Furthermore, in the case where the consonant segment detected by the speech analysis
unit 202 is followed by a vowel segment, the control unit 203 inputs to the control
processing unit 204 a control signal containing information that is used for temporal
decrement of the vowel segment by a temporal decrement unit 206.
[0040] Allocation of the processing between the control unit 203 and the signal processing
unit 204 can vary depending on how to implement them and is thus not limited to the
processing allocation according to the present embodiment. For example, it is possible
to employ a configuration that the control unit 203 transmits only the sound type
and the processing detail to the signal processing unit 204 and the processing time
is determined by the signal processing unit 204 and, as necessary, transmitted to
the control unit 203.
[0041] In addition, the information that is used for a temporal increment of the consonant
segment by the temporal increment unit 205 may either be determined for each of the
types of the detected consonant or be determined for each of the consonant groups
into which the consonants are roughly classified. Furthermore, that information may
be determined for each of the consonant types or each of the roughly classified consonant
groups, according to the temporal resolution of a user.
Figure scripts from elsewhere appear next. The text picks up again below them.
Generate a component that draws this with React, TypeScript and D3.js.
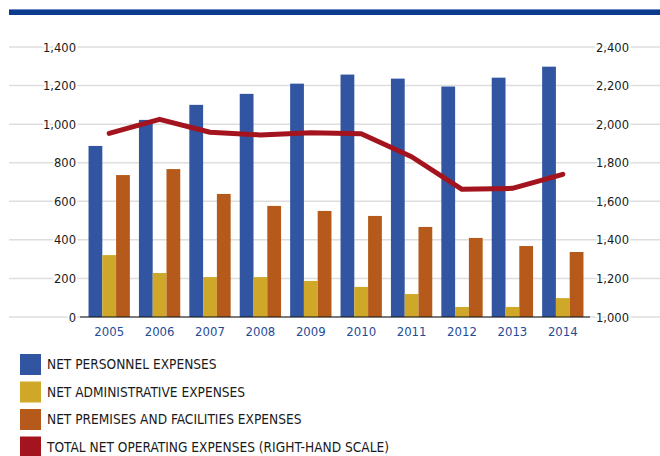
import * as d3 from 'd3';
import React from 'react';

const years = ['2005', '2006', '2007', '2008', '2009', '2010', '2011', '2012', '2013', '2014'];
const personnel = [887, 1022, 1100, 1157, 1210, 1257, 1236, 1195, 1241, 1298];
const administrative = [321, 228, 207, 207, 187, 156, 119, 52, 52, 98];
const premises = [736, 767, 638, 576, 550, 524, 467, 410, 368, 337];
const totalOperating = [1952, 2025, 1958, 1944, 1956, 1950, 1831, 1662, 1667, 1740];

const leftTicks = [0, 200, 400, 600, 800, 1000, 1200, 1400];
const rightTicks = [1000, 1200, 1400, 1600, 1800, 2000, 2200, 2400];

const seriesNames = [
  'NET PERSONNEL EXPENSES',
  'NET ADMINISTRATIVE EXPENSES',
  'NET PREMISES AND FACILITIES EXPENSES',
  'TOTAL NET OPERATING EXPENSES (RIGHT-HAND SCALE)',
];
const colors = ['#3155a0', '#cfa82a', '#b55a1a', '#a3141f'];

const font = '"DejaVu Sans Condensed", "Liberation Sans", sans-serif';

const App = () => {
  const width = 660, height = 456;
  const top = 47, bottom = 317;

  const x = d3.scaleBand().domain(years).range([84, 588]).paddingInner(0.18).paddingOuter(0.09);
  const sub = d3.scaleBand().domain(['p', 'a', 'f']).range([0, x.bandwidth()]);
  const yL = d3.scaleLinear().domain([0, 1400]).range([bottom, top]);
  const yR = d3.scaleLinear().domain([1000, 2400]).range([bottom, top]);

  const bars = [personnel, administrative, premises];
  const keys = ['p', 'a', 'f'];

  const line = d3.line<number>()
    .x((d, i) => x(years[i])! + x.bandwidth() / 2)
    .y(d => yR(d));

  return (
    <svg width={width} height={height} style={{ position: 'absolute', left: 0, top: 0, fontFamily: font }}>
      <rect x={0} y={0} width={width} height={height} fill="#fff" />
      {/* top rule */}
      <rect x={9} y={9} width={651} height={6} fill="#0b3b8c" />
      <rect x={9} y={9} width={651} height={1} fill="#6f8cc0" />

      {/* gridlines */}
      {leftTicks.map(t => (
        <line key={'g' + t} x1={9} x2={660} y1={yL(t)} y2={yL(t)} stroke="#dedede" strokeWidth={1.5} />
      ))}

      {/* left labels */}
      {leftTicks.map(t => (
        <text key={'l' + t} x={76} y={yL(t) + 4.5} textAnchor="end" fontSize={12.8} fill="#1a1a1a"
          stroke="#fff" strokeWidth={4} paintOrder="stroke">{d3.format(',')(t)}</text>
      ))}
      {/* right labels */}
      {rightTicks.map(t => (
        <text key={'r' + t} x={596} y={yR(t) + 4.5} textAnchor="start" fontSize={12.8} fill="#1a1a1a"
          stroke="#fff" strokeWidth={4} paintOrder="stroke">{d3.format(',')(t)}</text>
      ))}

      {/* bars */}
      {bars.map((vals, s) => vals.map((v, i) => (
        <rect key={s + '-' + i} x={x(years[i])! + sub(keys[s])!} y={yL(v)} width={sub.bandwidth()}
          height={yL(0) - yL(v)} fill={colors[s]} />
      )))}

      {/* baseline */}
      <line x1={80} x2={590} y1={yL(0)} y2={yL(0)} stroke="#111" strokeWidth={1.2} />

      {/* total line */}
      <path d={line(totalOperating)!} fill="none" stroke={colors[3]} strokeWidth={5} strokeLinejoin="round" strokeLinecap="round" />

      {/* year labels */}
      {years.map(yr => (
        <text key={'y' + yr} x={x(yr)! + x.bandwidth() / 2} y={336} textAnchor="middle" fontSize={13} fill="#1f4c98">{yr}</text>
      ))}

      {/* legend */}
      {seriesNames.map((n, i) => (
        <g key={n} transform={`translate(20,${354 + i * 27.5})`}>
          <rect x={0} y={0} width={21} height={21} fill={colors[i]} />
          <text x={27} y={15} fontSize={13.6} fill="#1a1a1a">{n}</text>
        </g>
      ))}
    </svg>
  );
};

export default App;
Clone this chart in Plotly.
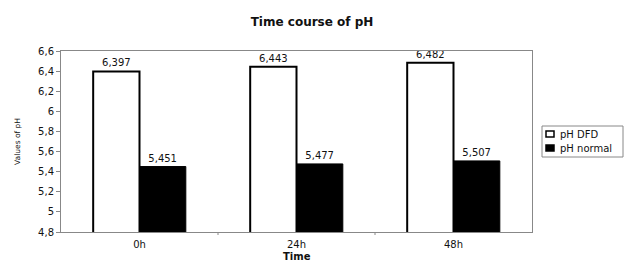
import plotly.graph_objects as go

categories = ["0h", "24h", "48h"]
series_names = ["pH DFD", "pH normal"]
ph_dfd = [6.397, 6.443, 6.482]
ph_normal = [5.451, 5.477, 5.507]
y_ticks = [4.8, 5.0, 5.2, 5.4, 5.6, 5.8, 6.0, 6.2, 6.4, 6.6]

font = "DejaVu Sans, Arial, sans-serif"
W, H = 624, 263
L, R, T, B = 61, 92, 51, 31
pw, ph = W - L - R, H - T - B


def px(x):
    return (x - L) / pw


def py(y):
    return (H - B - y) / ph


fig = go.Figure()
fig.add_trace(go.Bar(
    x=categories, y=ph_dfd, name=series_names[0],
    marker=dict(color="white", line=dict(color="black", width=2)),
    texttemplate="%{y:.3f}", textposition="outside",
    textfont=dict(size=10, color="#111", family=font), cliponaxis=False,
    showlegend=False,
))
fig.add_trace(go.Bar(
    x=categories, y=ph_normal, name=series_names[1],
    marker=dict(color="black", line=dict(color="black", width=1)),
    texttemplate="%{y:.3f}", textposition="outside",
    textfont=dict(size=10, color="#111", family=font), cliponaxis=False,
    showlegend=False,
))

fig.update_layout(
    width=W, height=H,
    margin=dict(l=L, r=R, t=T, b=B, autoexpand=False),
    paper_bgcolor="white", plot_bgcolor="white",
    separators=", ",
    barmode="group", bargap=0.41, bargroupgap=0,
    title=dict(text="<b>Time course of pH</b>", x=0.5, xanchor="center",
               y=1 - 22 / H, yanchor="middle",
               font=dict(size=12, color="#111", family=font)),
    font=dict(family=font, size=10, color="#111"),
    xaxis=dict(
        showline=True, linecolor="#888", linewidth=1, mirror=True,
        ticks="", showgrid=False, automargin=False,
        tickfont=dict(size=10),
        ticklabelstandoff=3,
    ),
    yaxis=dict(
        range=[4.8, 6.6], tickvals=y_ticks,
        tickformat="~r", automargin=False,
        showline=True, linecolor="#888", linewidth=1, mirror=True,
        ticks="outside", ticklen=4, tickcolor="#888",
        showgrid=False, zeroline=False,
        tickfont=dict(size=10),
        title=dict(text="Values of pH", font=dict(size=7.5), standoff=16),
    ),
    showlegend=False,
)

# x axis title placed near the bottom edge, as in the original
fig.add_annotation(xref="paper", yref="paper", x=0.5, y=py(256),
                   text="<b>Time</b>", showarrow=False, xanchor="center",
                   yanchor="middle", font=dict(size=10, color="#111"))

# category separator tick marks at the bottom
for xv in [0.5, 1.5]:
    fig.add_shape(type="line", xref="x", yref="paper", x0=xv, x1=xv,
                  y0=0, y1=py(H - B + 3), line=dict(color="#888", width=1))

# legend box drawn manually
fig.add_shape(type="rect", xref="paper", yref="paper",
              x0=px(542), x1=px(623), y0=py(157), y1=py(126),
              line=dict(color="#888", width=1), fillcolor="white")
legend_rows = [134, 148]
legend_fill = ["white", "black"]
for name, row, fill in zip(series_names, legend_rows, legend_fill):
    fig.add_shape(type="rect", xref="paper", yref="paper",
                  x0=px(546), x1=px(554), y0=py(row + 3), y1=py(row - 3),
                  line=dict(color="black", width=1.5), fillcolor=fill)
    fig.add_annotation(xref="paper", yref="paper", x=px(558), y=py(row),
                       text=name, showarrow=False, xanchor="left",
                       yanchor="middle", font=dict(size=10, color="#111"))

fig.write_html("out.html", config={"displayModeBar": False},
               post_script="document.body.style.margin='0';")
[0042] The signal processing unit 204 has the temporal increment unit 205 and the temporal
decrement unit 206, and according to the control signal from the control unit 203,
the signal processing unit 204 uses the temporal increment unit 205 and the temporal
decrement unit 206 to perform signal processing on a speech signal output from the
speech input unit 201. To be specific, the signal processing unit 204 receives a speech
signal from the speech input unit 201 and receives a control signal from the control
unit 203. According to the control signal from the control unit 203, the signal processing
unit 204 uses the temporal increment unit 205 and the temporal decrement unit 206
to process the speech signal received from the speech input unit 201. To be more specific,
the signal processing unit 204 temporally increments the consonant segment detected
by the speech analysis unit 202 and temporally decrements at least one of the vowel
segment and the segment acoustically regarded as soundless, which segments are detected
by the speech analysis unit 202. In the case where, in order to determine a consonant,
the speech analysis unit 202 needs to receive a subsequent vowel, the control signal
from the control unit 203 will be delayed in determination of the consonant segment.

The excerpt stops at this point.